You will think that my own model of childhood is to see children as little adults. That's more or less what I think but it is better expressed as seeing adults as big children. Children are vulnerable adults who need to be protected in various ways because of their innocence and inexperience and immaturity. 

That's certainly part of what Jesus was saying when he said ‘let the children come to me'. Let the vulnerable ones come. And this, of course, is all of a piece with his concern with the sick and the outcast and the poor.  Indeed I think the more we equate ‘children' with ‘the poor' and ‘the sick'; the closer we get to understanding the priorities of the kingdom of God and the essence of the gospel message. It might not make much sense in terms of the children we see going off to nursery in the back of a four by four, but it makes a lot of sense in terms of the lot of children down the years and across the world.

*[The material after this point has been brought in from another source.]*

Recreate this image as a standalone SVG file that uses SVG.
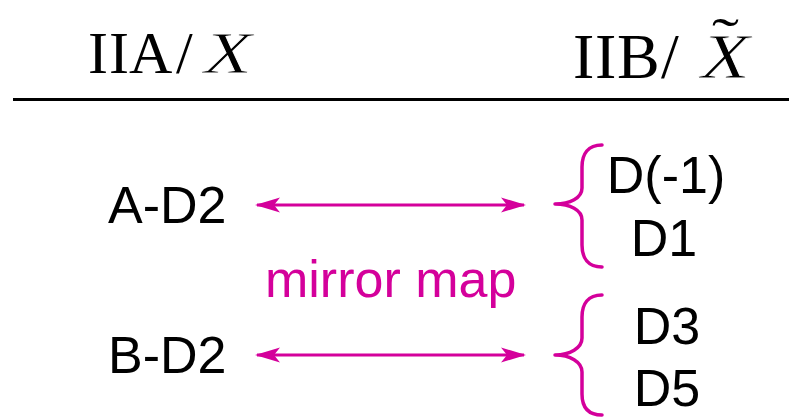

Jesus said that we need to be as a child to enter the kingdom of God.  A lot of preaching tries to explain this by distinguishing between being childlike and childish but personally I don't want to go there.  Rather I want to invite you to consider the circumstances in which you begin to feel most as a child, when you  are taken back to the vulnerability of innocence, inexperience and when you know that for all your life experience you are not yet really very mature.

And I want to suggest that it is the circumstances which weaken or belittle us, which disempower or alienate us. The experience of losing a job, of getting ill, of being injured in an accident, of having a stroke, the experience of finding ourselves suddenly poor or betrayed or shut out or simply bewildered by the behaviour of others.  These are the kinds of experiences that make us ‘as a child' and it is when we are in this state, a state of acquired or rediscovered humbleness, that the message of the gospel becomes relevant and the doors of the Kingdom begin to swing open.

For it is when we are in this state what we know that we cannot earn God's love and care but that we must simply accept it as we are.  For it is not the charm of children that Jesus responds to but their ‘objective humbleness'. Sometimes our circumstances remind us that we never really grow out of this objective humbleness. But all too often the pressure to be adult robs us of this spiritual childhood. But it is a spiritual matter and it is our spiritual work to remember, recall and re-inhabit our nature as children of God each and every day. We would be better adults living in a better world if we could manage that. Sadly however, it is not something we can achieve by effort but only by entering into vulnerability.  The good news here is two fold. First, the God in whom we believe is precisely the God who will meet us and care for us when we are at our most vulnerable and humble, frightened and frail. When we are as a child before others and before God.  And the second part is that St Francis is right. Sister death is not to be escaped and as she draws near to us, or to a loved one, so we, if we are wise or if we have wise counsellors, will rediscover that objective, childlike, accepting humbleness that is the entry requirement for God's Kingdom.